ALTERNATIVE APPROACHES TO MANAGING VULNERABILITY RISK
Organizations shouldn’t rely on any single tool, including one claimed to outperform alternatives, as their complete vulnerability management solution. Layered detection approaches using multiple tools, each with different detection methodologies, tend to catch more vulnerabilities overall than depending on a single “best” tool. For critical systems, combining static analysis, dynamic analysis, fuzzing, and code review by humans often identifies vulnerabilities that specialized tools alone would miss.
This redundancy, while increasing operational cost, reduces the risk of missed critical flaws. Security testing also depends on continuous reassessment. A tool that excels at finding vulnerabilities in current code patterns may become less effective as development practices evolve or attackers discover new exploitation techniques. Qihoo 360’s advanced capabilities today may not address emerging threat categories five years from now.
PRACTICAL ASSESSMENT OF VULNERABILITY DETECTION TOOL CLAIMS
When evaluating vendor claims about vulnerability detection superiority, request trial access and hands-on testing against your own codebase under realistic conditions. Ask for references from organizations similar to yours in size, industry, and technology stack. Inquire about specific vulnerability types the tool is optimized for, what false positive rates actual customers experience, and whether the vendor can provide honest discussion of scenarios where their tool underperforms.

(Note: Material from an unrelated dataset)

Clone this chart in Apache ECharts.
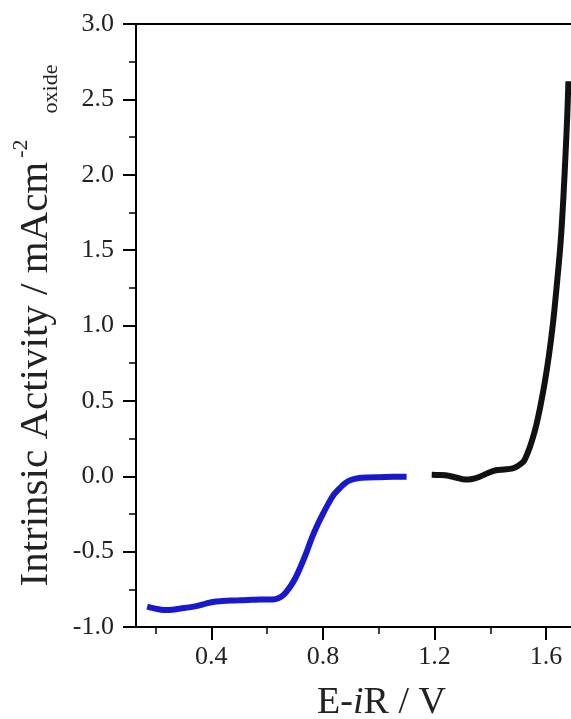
<!DOCTYPE html>
<html><head><meta charset="utf-8">
<script src="https://cdn.jsdelivr.net/npm/echarts@6/dist/echarts.min.js"></script>
<style>html,body{margin:0;padding:0;background:#fff}#c{width:571px;height:719px}</style>
</head><body><div id="c"></div>
<script>
// Blue branch (cathodic scan)
const blueX = [0.17,0.20,0.23,0.26,0.29,0.32,0.35,0.38,0.41,0.44,0.47,0.50,0.53,0.56,0.59,0.62,0.64,0.66,0.68,0.70,0.72,0.74,0.76,0.78,0.80,0.82,0.84,0.86,0.88,0.90,0.93,0.96,1.00,1.05,1.10];
const blueY = [-0.865,-0.878,-0.887,-0.885,-0.877,-0.870,-0.860,-0.845,-0.832,-0.828,-0.825,-0.823,-0.821,-0.819,-0.817,-0.818,-0.810,-0.785,-0.740,-0.680,-0.600,-0.510,-0.410,-0.325,-0.250,-0.180,-0.120,-0.080,-0.045,-0.025,-0.012,-0.008,-0.006,-0.004,-0.003];
// Black branch (anodic scan)
const blackX = [1.19,1.22,1.25,1.28,1.31,1.33,1.36,1.39,1.42,1.45,1.48,1.50,1.52,1.535,1.55,1.565,1.58,1.595,1.61,1.625,1.64,1.652,1.662,1.670,1.676,1.680];
const blackY = [0.010,0.008,0.003,-0.010,-0.022,-0.020,-0.005,0.020,0.040,0.045,0.052,0.070,0.100,0.160,0.240,0.340,0.470,0.620,0.800,1.020,1.300,1.550,1.850,2.150,2.400,2.620];
const xMajorTicks = [0.4,0.8,1.2,1.6];
const xMinorTicks = [0.2,0.6,1.0,1.4];

const FONT = 'Liberation Serif';
const zip = (xs, ys) => xs.map((x, i) => [x, ys[i]]);
const chart = echarts.init(document.getElementById('c'), null, {renderer: 'canvas'});
const axisLineStyle = {color: '#000', width: 2};
chart.setOption({
  animation: false,
  backgroundColor: '#fff',
  grid: {left: 136, top: 24, right: -3, bottom: 92, outerBoundsMode: 'none', containLabel: false, show: true, borderColor: '#000', borderWidth: 2, backgroundColor: 'transparent'},
  xAxis: [
    {
      type: 'value', min: 0.13, max: 1.7, position: 'bottom',
      axisLine: {show: true, onZero: false, lineStyle: axisLineStyle},
      axisTick: {show: true, customValues: xMajorTicks, length: 13, lineStyle: {color: '#000', width: 2}},
      axisLabel: {customValues: xMajorTicks, formatter: v => v.toFixed(1), fontFamily: FONT, fontSize: 26, color: '#222', margin: 17},
      splitLine: {show: false},
      name: '{a|E-}{i|i}{a|R / V}', nameLocation: 'middle', nameGap: 57,
      nameTextStyle: {padding: [0, 0, 0, 53], rich: {
        a: {fontFamily: FONT, fontSize: 38, color: '#222'},
        i: {fontFamily: FONT, fontSize: 38, fontStyle: 'italic', color: '#222'}
      }}
    },
    {
      type: 'value', min: 0.13, max: 1.7, position: 'top', offset: -603,
      axisLine: {show: false, onZero: false},
      axisTick: {show: true, inside: true, customValues: xMinorTicks, length: 7, lineStyle: {color: '#000', width: 1.5}},
      axisLabel: {show: false}, splitLine: {show: false}
    }
  ],
  yAxis: {
    type: 'value', min: -1, max: 3, interval: 0.5,
    axisLine: {show: true, onZero: false, lineStyle: axisLineStyle},
    axisTick: {show: true, length: 13, lineStyle: {color: '#000', width: 2}},
    minorTick: {show: true, splitNumber: 2, length: 7, lineStyle: {color: '#000', width: 1.5}},
    axisLabel: {formatter: v => v.toFixed(1), fontFamily: FONT, fontSize: 26, color: '#222', margin: 22},
    splitLine: {show: false}, minorSplitLine: {show: false},
    name: '{m|Intrinsic Activity / mAcm}{sup|-2}{sub|oxide}',
    nameLocation: 'middle', nameRotate: 90, nameGap: 69,
    nameTextStyle: {rich: {
      m: {fontFamily: FONT, fontSize: 41, lineHeight: 52, color: '#222'},
      sup: {fontFamily: FONT, fontSize: 22, lineHeight: 22, verticalAlign: 'top', color: '#222', padding: [0, 0, 4, 4]},
      sub: {fontFamily: FONT, fontSize: 22, lineHeight: 22, verticalAlign: 'bottom', color: '#222', padding: [0, 0, 0, 26]}
    }}
  },
  series: [
    {type: 'line', xAxisIndex: 0, data: zip(blueX, blueY), showSymbol: false, smooth: 0.3, lineStyle: {color: '#1818cc', width: 6}, z: 3},
    {type: 'line', xAxisIndex: 0, data: zip(blackX, blackY), showSymbol: false, smooth: 0.3, lineStyle: {color: '#111', width: 6}, z: 3}
  ]
});
</script>
</body></html>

Tools are built with tradeoffs; vendors willing to articulate them are more trustworthy than those claiming universal superiority. Documentation of Qihoo 360’s testing methodology and vulnerability categories where it outperforms Mythos would strengthen their claims considerably. Conversely, absence of transparent methodology, test results limited to specific vulnerability types, or claims of broad superiority without qualification suggest marketing positioning rather than substantive technical advantage. Security decisions should rest on evidence you can examine and results you can replicate in your environment.